EU foreign ministers meeting in Brussels agreed to increase development assistance, provide training programs and strengthen dialogue in order to encourage further reform by President Thein Sein’s government. They called for “progressive engagement” by the World Bank and International Monetary Fund.
“These changes are opening up important new prospects for developing the relationship between the European Union and Burma/Myanmar,” the statement said.
More sanctions would be lifted if further reforms included the release of all remaining political prisoners, free and fair by-elections in April and progress in resolving ethnic conflicts. EU sanctions currently…
…. target nearly a thousand firms and institutions with asset freezes and visa bans have affected almost 500 people. The sanctions also include an arms embargo, a prohibition on technical assistance related to the military and investment bans in the mining, timber and precious metals sectors.
The United States should engage Thein Sein’s government and “lift sanctions when they think the time is right,” said Nobel Prize-winning dissident Aung San Suu Kyi.
“The U.S. has laid out very clearly what the conditions are for the removal of sanctions. If this government wants sanctions to be removed, they will have to try and meet those conditions,” she said at the weekend.
Those conditions include a peace agreement with ethnic groups and further prisoner releases, she said.
“There should be an end to all hostilities in the ethnic areas,” she said. “There has been a cease-fire with the KNU [Karen National Union] but not yet with the KIA [Kachin Independence Army]. That is a big problem for the country.”*
The EU’s offer of assistance and call for international financial institutions to support the reform process will be welcomed by Daw Suu Kyi.
Her biggest worry is “that even those who want to reform are not quite sure how to go about it” she said. “There is so much to be done — this is why I am keen on an assessment by the World Bank as a first step towards finding out what we need to do.”
But she also hinted at concerns that the president’s power base remains narrow and potentially fragile within the country’s powerful armed forces by rejecting comparison of Thein Sein with former Soviet leader Mikhail Gorbachev.
“Gorbachev came into power gradually through the ranks, and he had his grip on power quite firmly before he started going towards reform,” she said. “Thein Sein is in a rather different situation. I think very few people expected him to become head of state. He was not the highest-ranking member in the military government under Gen. [Than] Shwe.”
Some commentators are also concerned that the reform process has yet to impact the key centers of power and remains relatively cosmetic, citing the relaxation of media censorship as an example.

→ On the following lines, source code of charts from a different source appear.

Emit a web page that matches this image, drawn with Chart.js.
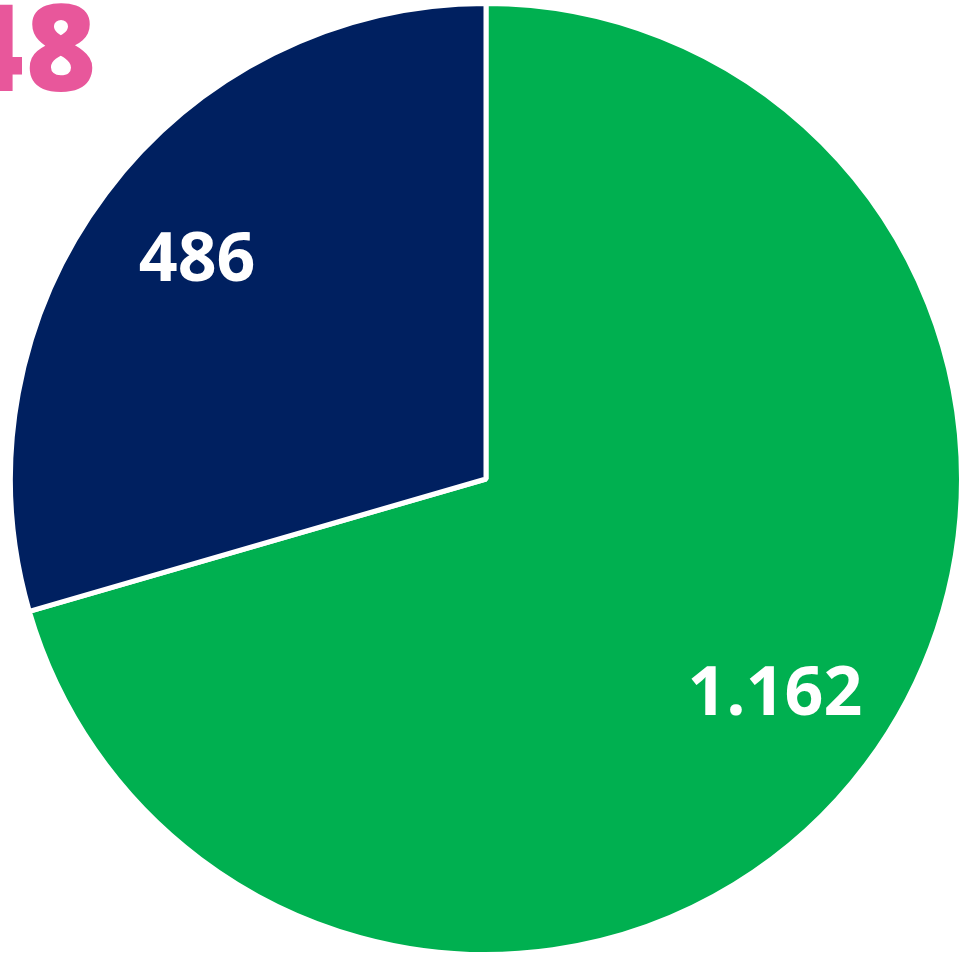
<!DOCTYPE html>
<html>
<head>
<meta charset="utf-8">
<script src="https://cdn.jsdelivr.net/npm/chart.js@4"></script>
<style>
    html, body { margin: 0; padding: 0; background: #ffffff; }
    body { width: 969px; height: 960px; position: relative; overflow: hidden; }
    #wrap { position: absolute; left: 8px; top: 1px; width: 956px; height: 956px; }
    #title {
        position: absolute; right: calc(969px - 98px); top: -37px;
        font-family: "Open Sans", sans-serif; font-weight: 800; font-size: 120px;
        color: #e8579b; white-space: nowrap; letter-spacing: 2px;
    }
</style>
</head>
<body>
<div id="wrap"><canvas id="pieChart"></canvas></div>
<div id="title">48</div>
<script>
// Data
const categories = ['Verde', 'Azul'];
const values = [1162, 486];
const colors = ['#00b050', '#002060'];

// thousands with a dot, like the source
function formatNumber(v) {
    return String(v).replace(/\B(?=(\d{3})+(?!\d))/g, '.');
}

// draw the values inside each slice
const sliceLabels = {
    id: 'sliceLabels',
    afterDatasetsDraw(chart) {
        const ctx = chart.ctx;
        const meta = chart.getDatasetMeta(0);
        ctx.save();
        ctx.fillStyle = '#ffffff';
        ctx.font = 'bold 68px "Open Sans", sans-serif';
        ctx.textAlign = 'center';
        ctx.textBaseline = 'middle';
        meta.data.forEach((arc, i) => {
            const mid = (arc.startAngle + arc.endAngle) / 2;
            const r = arc.outerRadius * 0.76;
            const x = arc.x + Math.cos(mid) * r;
            const y = arc.y + Math.sin(mid) * r;
            ctx.fillText(formatNumber(values[i]), x, y);
        });
        ctx.restore();
    }
};

document.addEventListener('DOMContentLoaded', function() {
    const ctx = document.getElementById('pieChart').getContext('2d');
    new Chart(ctx, {
        type: 'pie',
        data: {
            labels: categories,
            datasets: [{
                data: values,
                backgroundColor: colors,
                borderColor: '#ffffff',
                borderWidth: 5
            }]
        },
        options: {
            responsive: true,
            maintainAspectRatio: false,
            animation: false,
            layout: { padding: 0 },
            plugins: {
                legend: { display: false },
                tooltip: { enabled: false }
            }
        },
        plugins: [sliceLabels]
    });
});
</script>
</body>
</html>
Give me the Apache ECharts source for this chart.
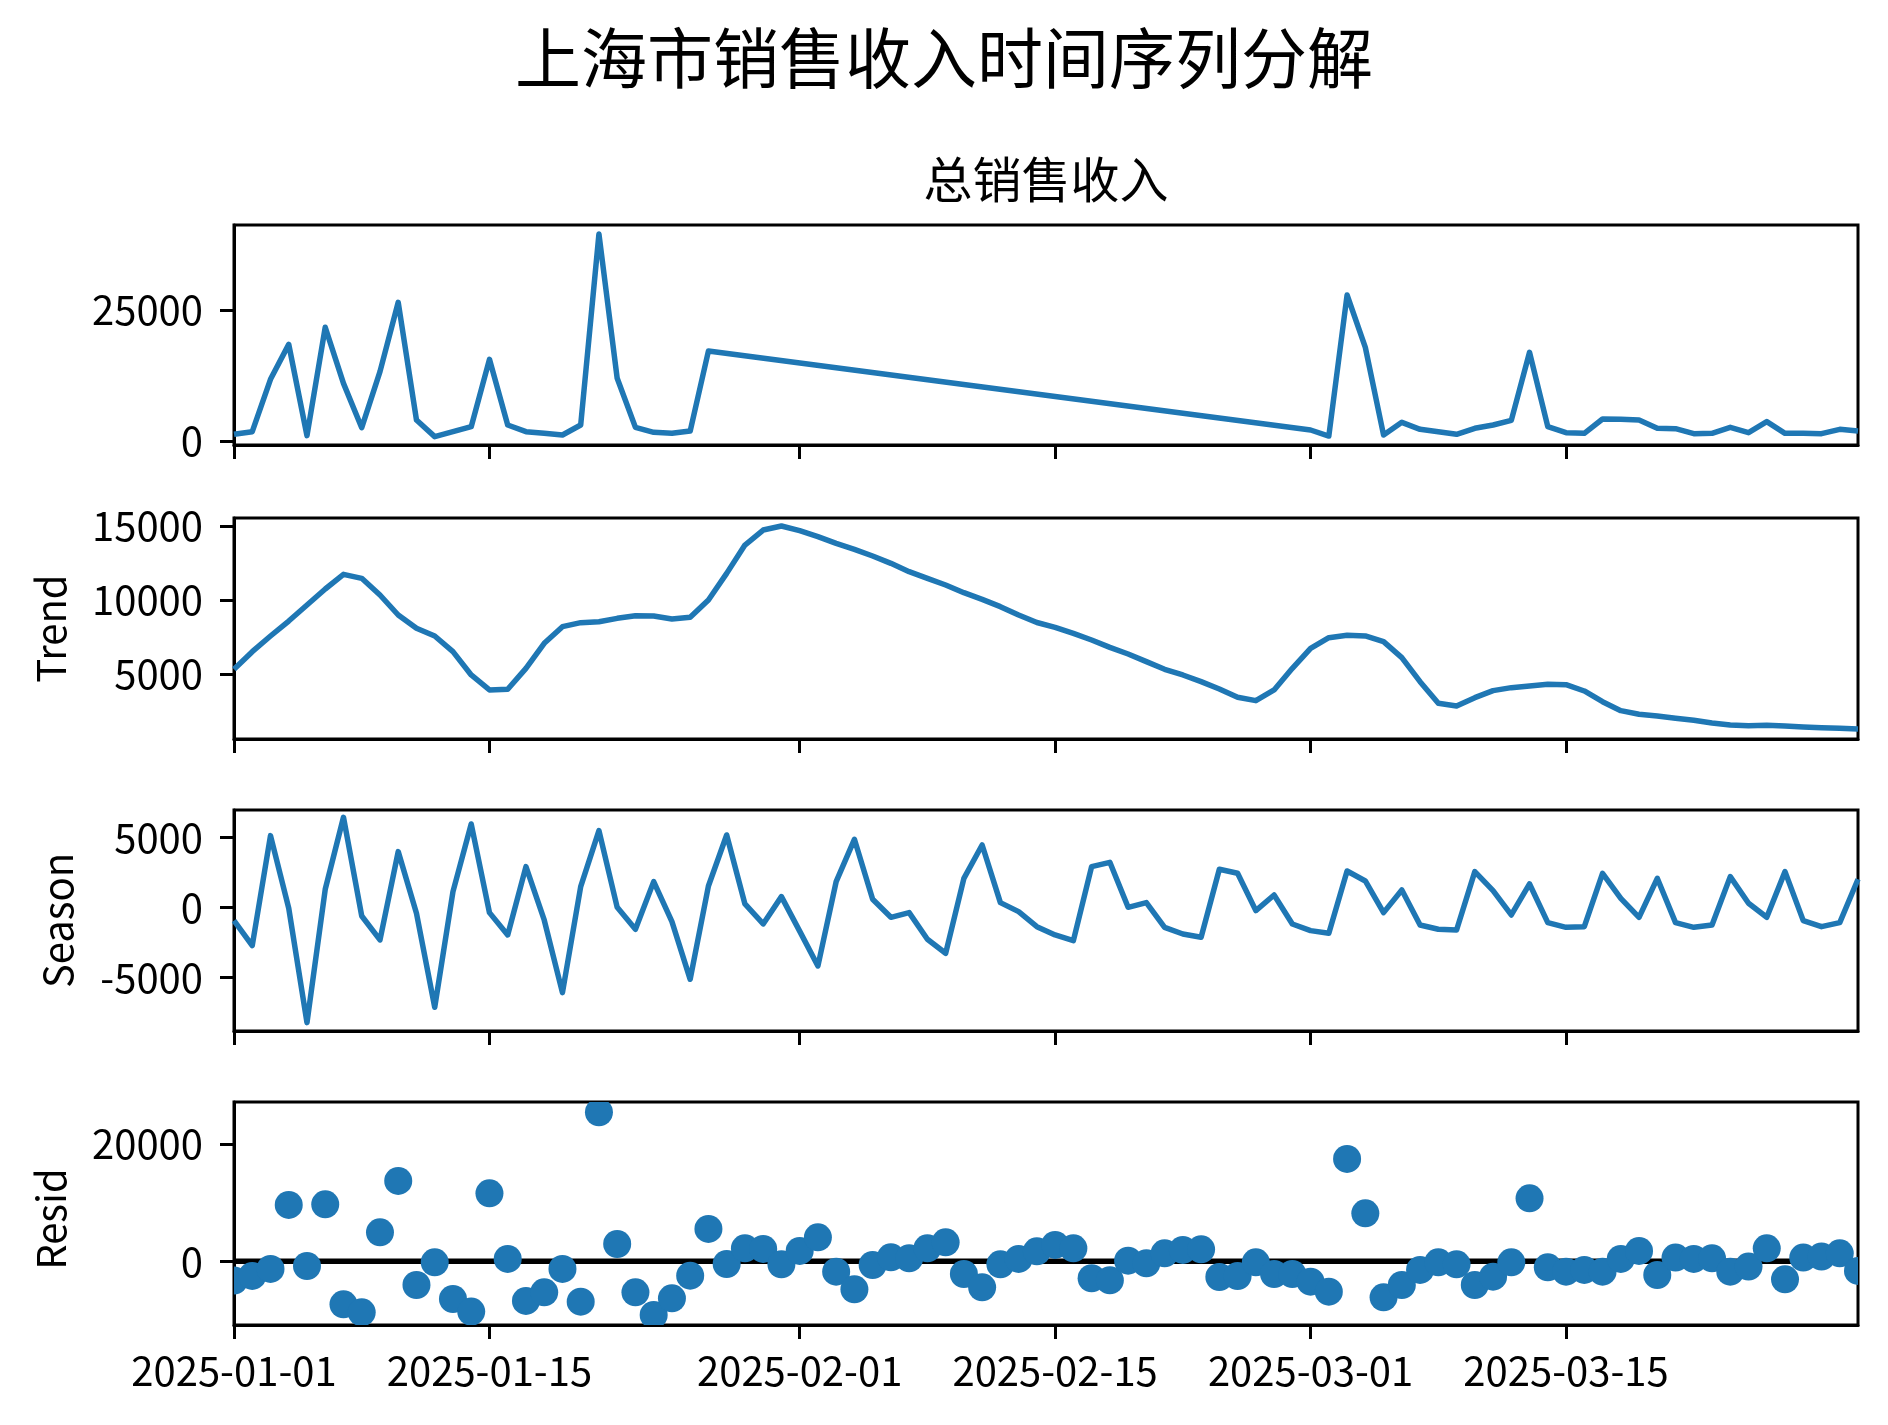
<!DOCTYPE html>
<html>
<head>
<meta charset="utf-8">
<title>上海市销售收入时间序列分解</title>
<script src="https://cdn.jsdelivr.net/npm/echarts@6.0.0/dist/echarts.min.js"></script>
<style>
    html, body { margin: 0; padding: 0; background: #fff; }
    #chart { width: 1888px; height: 1425px; }
</style>
</head>
<body>
<div id="chart"></div>
<script>
// 日期：2025-01-01 起连续 90 天
const dayCount = 90
const days = []
for (let i = 0; i < dayCount; i++) {
    days.push(new Date(2025, 0, 1 + i).getTime())
}

const xTickLabels = ['2025-01-01', '2025-01-15', '2025-02-01', '2025-02-15', '2025-03-01', '2025-03-15']

// 总销售收入（1/28 ~ 2/28 无原始点，直线相连）
const observed = [
    1270, 1780, 11770, 18440, 1020, 21690, 11000, 2540, 13230, 26460,
    4010, 830, 1780, 2730, 15580, 3050, 1780, 1460, 1145, 3050,
    39500, 11960, 2600, 1650, 1460, 1900, 17170, null, null, null,
    null, null, null, null, null, null, null, null, null, null,
    null, null, null, null, null, null, null, null, null, null,
    null, null, null, null, null, null, null, null, null, 2100,
    950, 27860, 17870, 1145, 3560, 2230, 1780, 1270, 2420, 3050,
    3940, 16920, 2730, 1590, 1460, 4200, 4130, 4010, 2420, 2350,
    1400, 1460, 2600, 1590, 3690, 1460, 1460, 1400, 2230, 1900
]

const trend = [
    5316, 6510, 7568, 8581, 9662, 10743, 11734, 11464, 10338, 8987,
    8086, 7568, 6510, 4933, 3920, 3965, 5383, 7072, 8198, 8469,
    8536, 8761, 8942, 8919, 8716, 8829, 10000, 11800, 13716, 14729,
    15000, 14684, 14279, 13828, 13423, 12973, 12477, 11914, 11464, 11013,
    10495, 10045, 9550, 8987, 8480, 8153, 7748, 7298, 6802, 6352,
    5834, 5316, 4933, 4483, 3987, 3424, 3199, 3920, 5383, 6735,
    7455, 7613, 7568, 7185, 6104, 4483, 3019, 2839, 3402, 3875,
    4077, 4190, 4302, 4280, 3852, 3131, 2523, 2276, 2163, 2005,
    1870, 1690, 1555, 1510, 1532, 1487, 1420, 1375, 1330, 1285
]

const season = [
    -952, -2738, 5119, -71, -8238, 1286, 6429, -619, -2333, 3976,
    -429, -7143, 1119, 5952, -381, -1976, 2905, -905, -6095, 1476,
    5476, 0, -1571, 1833, -1024, -5143, 1524, 5167, 238, -1190,
    762, -1700, -4190, 1833, 4857, 571, -714, -381, -2286, -3286,
    2071, 4452, 333, -310, -1381, -1976, -2381, 2905, 3214, 0,
    333, -1429, -1905, -2143, 2714, 2429, -238, 881, -1190, -1667,
    -1857, 2595, 1881, -381, 1238, -1262, -1571, -1619, 2548, 1190,
    -548, 1667, -1095, -1429, -1381, 2429, 643, -714, 2071, -1095,
    -1429, -1262, 2190, 286, -714, 2548, -952, -1381, -1095, 2000
]

const resid = [
    -3300, -2500, -1310, 9630, -800, 9740, -7350, -8720, 4960, 13730,
    -4050, -170, -6440, -8600, 11620, 400, -6780, -5300, -1310, -6900,
    25470, 2960, -5300, -9170, -6330, -2450, 5530, -460, 2220, 2110,
    -510, 1770, 4100, -1770, -4790, -630, 680, 510, 2220, 3250,
    -2170, -4440, -510, 400, 1700, 2790, 2220, -2900, -3250, 110,
    -340, 1370, 1940, 2050, -2680, -2510, -170, -2170, -2170, -3480,
    -5190, 17490, 8200, -6150, -4050, -1480, -170, -510, -4050, -2620,
    -170, 10770, -1030, -1770, -1480, -1770, 400, 1770, -2340, 630,
    400, 510, -1770, -910, 2220, -3080, 630, 800, 1370, -1650
]

const observedTicks = [0, 25000]
const trendTicks = [5000, 10000, 15000]
const seasonTicks = [-5000, 0, 5000]
const residTicks = [0, 20000]

const titleText = '上海市销售收入时间序列分解'
const panelTitle = '总销售收入'
const yNames = ['Trend', 'Season', 'Resid']

function toTs(s) {
    let p = s.split('-')
    return new Date(+p[0], +p[1] - 1, +p[2]).getTime()
}
function fmtDate(v) {
    let d = new Date(v)
    let m = d.getMonth() + 1
    let dd = d.getDate()
    return d.getFullYear() + '-' + (m < 10 ? '0' : '') + m + '-' + (dd < 10 ? '0' : '') + dd
}
const xTicks = xTickLabels.map(toTs)
const pairs = arr => days.map((t, i) => [t, arr[i]])

const font = '"Noto Sans CJK SC", "Noto Sans", sans-serif'
const blue = '#1f77b4'
const black = '#000'

// 四个子图的位置和 y 轴范围
const panels = [
    { top: 225, height: 220, min: -763, max: 41213, ticks: observedTicks },
    { top: 518, height: 221, min: 608, max: 15541, ticks: trendTicks },
    { top: 810, height: 221, min: -8836, max: 6950, ticks: seasonTicks },
    { top: 1102, height: 223, min: -10886, max: 27223, ticks: residTicks }
]

let chart = echarts.init(document.getElementById('chart'))
let option = {
    animation: false,
    backgroundColor: '#fff',
    grid: panels.map(p => ({
        left: 234,
        width: 1624,
        top: p.top,
        height: p.height,
        show: true,
        borderColor: black,
        borderWidth: 3,
        backgroundColor: 'transparent'
    })),
    // 日期轴用时间戳数值轴，刻度放在指定日期
    xAxis: panels.map((p, i) => ({
        type: 'value',
        gridIndex: i,
        min: days[0],
        max: days[dayCount - 1],
        axisLine: { show: true, onZero: false, lineStyle: { color: black, width: 3 } },
        axisTick: { show: true, length: 14, customValues: xTicks, lineStyle: { color: black, width: 3 } },
        axisLabel: {
            show: i === 3,
            customValues: xTicks,
            formatter: fmtDate,
            fontSize: 40,
            color: black,
            fontFamily: font,
            margin: 26
        },
        splitLine: { show: false }
    })),
    yAxis: panels.map((p, i) => ({
        type: 'value',
        gridIndex: i,
        min: p.min,
        max: p.max,
        axisLine: { show: true, onZero: false, lineStyle: { color: black, width: 3 } },
        axisTick: { show: true, length: 14, customValues: p.ticks, lineStyle: { color: black, width: 3 } },
        axisLabel: {
            customValues: p.ticks,
            formatter: v => String(v),
            fontSize: 40,
            color: black,
            fontFamily: font,
            margin: 31
        },
        splitLine: { show: false }
    })),
    series: [
        {
            type: 'line', xAxisIndex: 0, yAxisIndex: 0,
            data: pairs(observed), symbol: 'none', connectNulls: true,
            lineStyle: { color: blue, width: 5.5, join: 'round' }
        },
        {
            type: 'line', xAxisIndex: 1, yAxisIndex: 1,
            data: pairs(trend), symbol: 'none',
            lineStyle: { color: blue, width: 5.5, join: 'round' }
        },
        {
            type: 'line', xAxisIndex: 2, yAxisIndex: 2,
            data: pairs(season), symbol: 'none',
            lineStyle: { color: blue, width: 5.5, join: 'round' }
        },
        {
            // 残差零线
            type: 'line', xAxisIndex: 3, yAxisIndex: 3, z: 1,
            data: [[days[0], 0], [days[dayCount - 1], 0]], symbol: 'none',
            lineStyle: { color: black, width: 5.5 }
        },
        {
            // 残差点，用 custom 系列以便在坐标系边界处裁剪
            type: 'custom', xAxisIndex: 3, yAxisIndex: 3, z: 3,
            data: pairs(resid), clip: true,
            encode: { x: 0, y: 1 },
            renderItem: function (params, api) {
                let p = api.coord([api.value(0), api.value(1)])
                return {
                    type: 'circle',
                    shape: { cx: p[0], cy: p[1], r: 14 },
                    style: { fill: blue }
                }
            }
        }
    ],
    graphic: [
        {
            type: 'text', x: 944, y: 57.5,
            style: { text: titleText, fontSize: 66, fontFamily: font, fill: black, align: 'center', verticalAlign: 'middle' }
        },
        {
            type: 'text', x: 1046, y: 179.5,
            style: { text: panelTitle, fontSize: 49, fontFamily: font, fill: black, align: 'center', verticalAlign: 'middle' }
        },
        {
            type: 'text', x: 51, y: 628.5, rotation: Math.PI / 2,
            style: { text: yNames[0], fontSize: 40, fontFamily: font, fill: black, align: 'center', verticalAlign: 'middle' }
        },
        {
            type: 'text', x: 58, y: 920.5, rotation: Math.PI / 2,
            style: { text: yNames[1], fontSize: 40, fontFamily: font, fill: black, align: 'center', verticalAlign: 'middle' }
        },
        {
            type: 'text', x: 51, y: 1219, rotation: Math.PI / 2,
            style: { text: yNames[2], fontSize: 40, fontFamily: font, fill: black, align: 'center', verticalAlign: 'middle' }
        }
    ]
}
chart.setOption(option)
</script>
</body>
</html>
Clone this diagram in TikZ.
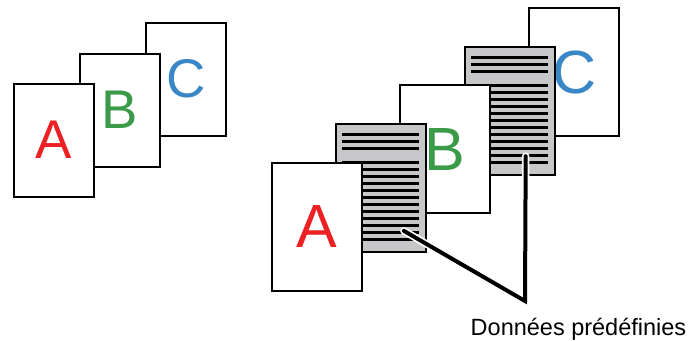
\documentclass[tikz,border=0pt]{standalone}
\usepackage{fontspec}
\setmainfont{Liberation Sans}
\definecolor{lred}{RGB}{237,32,36}
\definecolor{lgreen}{RGB}{58,154,72}
\definecolor{lblue}{RGB}{58,135,200}
\definecolor{pgray}{RGB}{199,199,201}
\tikzset{
  smallpage/.style={draw=black, fill=white, line width=2pt, minimum width=80pt, minimum height=113pt, inner sep=0pt, font=\fontsize{54.5}{60}\selectfont},
  bigpage/.style={draw=black, fill=white, line width=2pt, minimum width=90pt, minimum height=128pt, inner sep=0pt, font=\fontsize{61}{66}\selectfont},
  datapage/.style={bigpage, fill=pgray},
  dataline/.style={line width=3pt, black},
  leaderhalo/.style={white, line width=7.5pt, line cap=round, line join=miter},
  leader/.style={black, line width=4pt, line cap=round, line join=miter},
  lbl/.style={font=\fontsize{23.5}{28}\selectfont, inner sep=0pt}
}
\begin{document}
\begin{tikzpicture}[x=1pt, y=-1pt]
\useasboundingbox (0,0) rectangle (690,340);
% left group
\node[smallpage, text=lblue] (lc) at (186,79) {C};
\node[smallpage, text=lgreen] (lb) at (119.5,110) {B};
\node[smallpage, text=lred] (la) at (53.5,140) {A};
% right group
\node[bigpage, text=lblue] (rc) at (574.1,72.1) {C};
\node[datapage] (g2) at (509.7,110.7) {};
\begin{scope}[shift={(g2.center)}]
  \foreach \yy in {-53,-46,-39} \draw[dataline] (-39,\yy) -- (38,\yy);
  \foreach \k in {0,...,11} \draw[dataline] (-39,-25+7*\k) -- (38,-25+7*\k);
  \coordinate (s2) at (16,45.5);
\end{scope}
\node[bigpage, text=lgreen] (rb) at (445.3,149.3) {B};
\node[datapage] (g1) at (380.9,187.9) {};
\begin{scope}[shift={(g1.center)}]
  \foreach \yy in {-53,-46,-39} \draw[dataline] (-39,\yy) -- (38,\yy);
  \foreach \k in {0,...,11} \draw[dataline] (-39,-25+7*\k) -- (38,-25+7*\k);
  \coordinate (s1) at (23,43);
\end{scope}
\node[bigpage, text=lred] (ra) at (316.5,226.5) {A};
% label and leaders
\node[lbl, anchor=base] (label) at (578.5,335) {Données prédéfinies};
\coordinate (corner) at (525,301);
\draw[leaderhalo] (s1) -- (corner) -- (s2);
\draw[leader] (s1) -- (corner) -- (s2);
\end{tikzpicture}
\end{document}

“By Myanmar’s lowly benchmark, these changes are drastic; but as always, a gulf remains between relative and absolute measures of the country’s democratic progress,” writes analyst Sebastian Strangio. “Despite the recent changes to media rules, it remains unclear if Myanmar’s leadership has any interest in creating an unfettered press.”
One Yangon-based local journalist, who spoke on condition of anonymity, said changes to the media were a subordinate “by-product” of this wider process of reform. Unlike the old generals, who feared independent press scrutiny, the new breed of politicians have discovered that engaging the media — for example, by holding press conferences and taking unscripted questions from the audience — can be used to bolster their own popularity. “They have started to enjoy using the media for their own interests,” the journalist said. And as living standards rise, the government’s plan is that people “will keep their mouths shut and not say anything about politics,” an approach that mirrors those in countries like China, Vietnam, and Singapore — hardly paragons of press freedom.
“The end-game here is not some kind of rapid transition to a genuine democracy, but an evolution of a more sophisticated authoritarian structure,” said David Scott Mathieson, a Myanmar researcher for Human Rights Watch.
The National Endowment for Democracy, the Washington-based democracy assistance group, is the principal funder of Burma’s democratic and civil society movements, including programs in support of the country’s Kachin, Karenni and other ethnic minority groups in refugee camps along the Thai-Burma border.